Of one encounter, Hargrove writes:
As they pass into the shadow of this new storm’s anvil, the cab is filled with the vicious, singing hiss of wind-driven rain against glass. The sunset’s warm apricot glow is replaced by dusk, the ambient light filtering through the clouds now sourceless and cool. The minivan approaches a low rise and a copse of cottonwoods, beyond which they are driving into the blind. As they pass beyond the trees and onto the table-flat tracts of soybeans and corn, the rain slackens, the sight lines clear, and the occupants of the minivan fall momentarily silent. The rain-soaked windshield is a phantasmagoria of liquid shapes, but there is no mistaking the profile before them.
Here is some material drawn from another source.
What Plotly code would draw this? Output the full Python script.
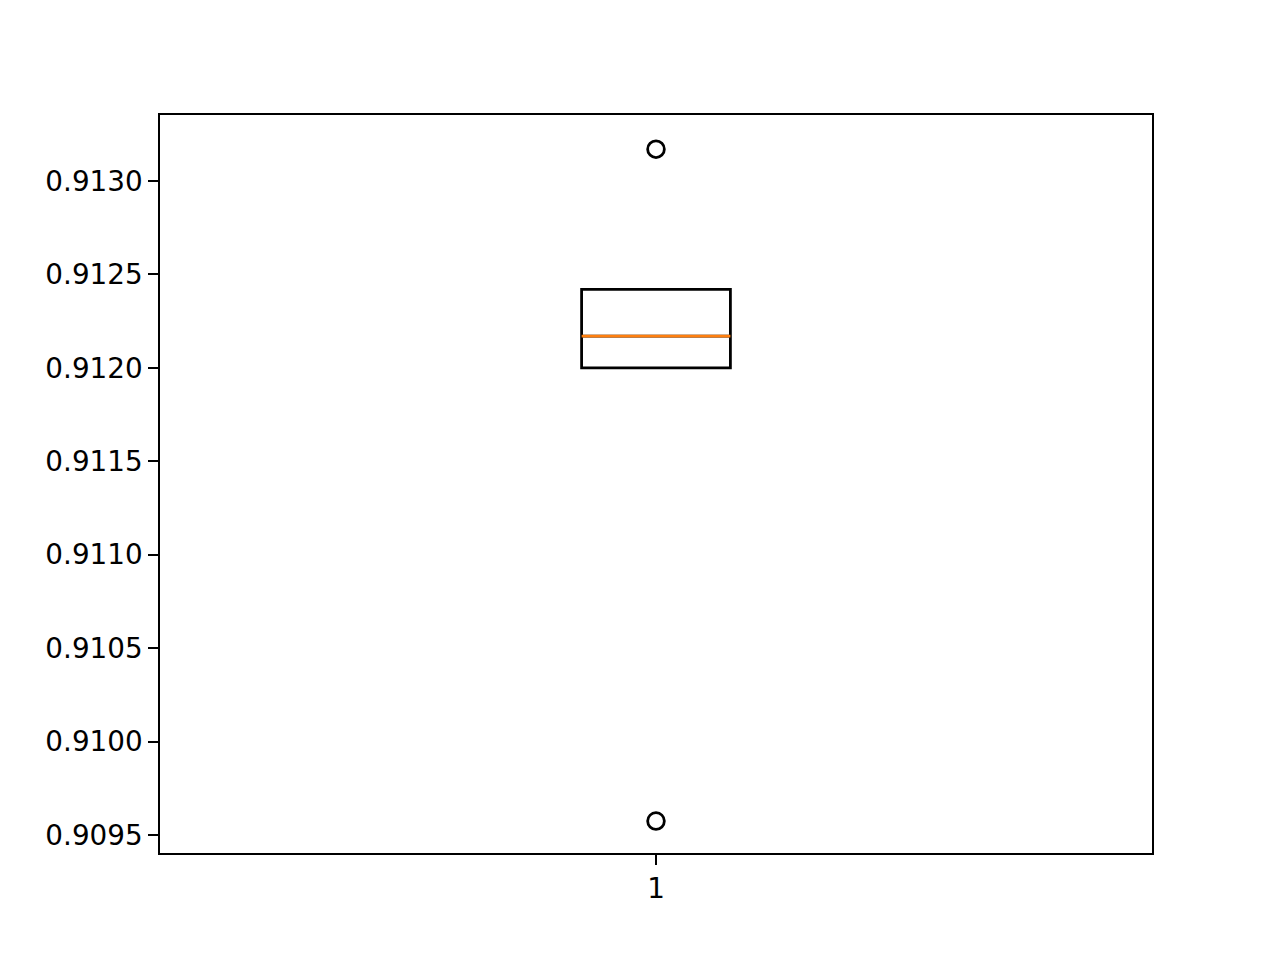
import plotly.graph_objects as go

# data
positions = [1]
q1 = [0.9120]
median = [0.91217]
q3 = [0.91242]
lower_whisker = [0.9120]
upper_whisker = [0.91242]
outliers = [0.91317, 0.909575]
y_ticks = [0.9095, 0.9100, 0.9105, 0.9110, 0.9115, 0.9120, 0.9125, 0.9130]
y_tick_labels = ["0.9095", "0.9100", "0.9105", "0.9110", "0.9115", "0.9120", "0.9125", "0.9130"]

LW = 2.78
fig = go.Figure()
fig.add_trace(go.Box(
    x=positions, q1=q1, median=median, q3=q3,
    lowerfence=lower_whisker, upperfence=upper_whisker,
    width=0.15, whiskerwidth=0.5,
    fillcolor="rgba(0,0,0,0)", line=dict(color="black", width=LW),
    boxpoints=False, hoverinfo="skip", showlegend=False,
))
# median line (orange)
fig.add_trace(go.Box(
    x=positions, q1=median, median=median, q3=median,
    lowerfence=median, upperfence=median,
    width=0.15, whiskerwidth=0,
    fillcolor="rgba(0,0,0,0)", line=dict(color="#ff7f0e", width=LW),
    boxpoints=False, hoverinfo="skip", showlegend=False,
))
fig.add_trace(go.Scatter(
    x=positions * len(outliers), y=outliers, mode="markers",
    marker=dict(symbol="circle-open", size=16.7, color="black", line=dict(width=LW)),
    showlegend=False,
))

axis_common = dict(
    showline=True, linecolor="black", linewidth=2.2, mirror=True,
    ticks="outside", ticklen=9.7, tickwidth=2.2, tickcolor="black",
    showgrid=False, zeroline=False,
    tickfont=dict(family="DejaVu Sans", size=27.8, color="black"),
)
fig.update_layout(
    width=1280, height=960,
    margin=dict(l=152, r=136, t=107, b=115),
    paper_bgcolor="white", plot_bgcolor="white",
    boxmode="overlay",
    xaxis=dict(range=[0.5, 1.5], tickvals=positions, ticktext=["1"], **axis_common),
    yaxis=dict(range=[0.909404, 0.913353], tickvals=y_ticks, ticktext=y_tick_labels, **axis_common),
)
fig.write_html("out.html")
The view Hargrove provides is as close as most people will ever want to get.
Hargrove’s book offers a full-enough biography of Samaras, a married family man with four children‚ including a son by a previous relationship whom he met only seven years before his death. Another son followed him into the storm-chasing business as a photographer, and died in the 2013 twister that also claimed Samaras and meteorologist Carl Young.
The book also offers a streamlined primer in tornado science, historical and in the making. But it’s the moments when monsters coalesce from the ether that both Hargrove and Samaras live for.
“Obsession” is a word that any story about a man driven to his own death has to deal with. But by all accounts Samaras was a careful and cautious storm chaser, motivated not by fame or danger, but by the opportunity to crack the tornadic code and give scientists the tools to warn communities that find themselves in the path of the most densely destructive and fickly unpredictable weather pattern on the planet.
To do that, of course, he had to put himself in that same path, deploy probes and get out alive. He was a pioneer in that pursuit, and his work left a legacy for a new generation of storm scientists to build on.
But in spring 2013, when a 2.6-mile-wide twister — the widest ever recorded — caught up with his small team near El Reno, Oklahoma, Samaras lodged his final first, becoming the first storm chaser known to be killed by a tornado.
The confluence of factors that created that grisly denouement was too complex to boil down to anything as straightforward as a cautionary tale, and too tragic to cheapen with melodrama. But it makes for a hell of a story, and Hargrove has gotten as close as anyone could hope to its core.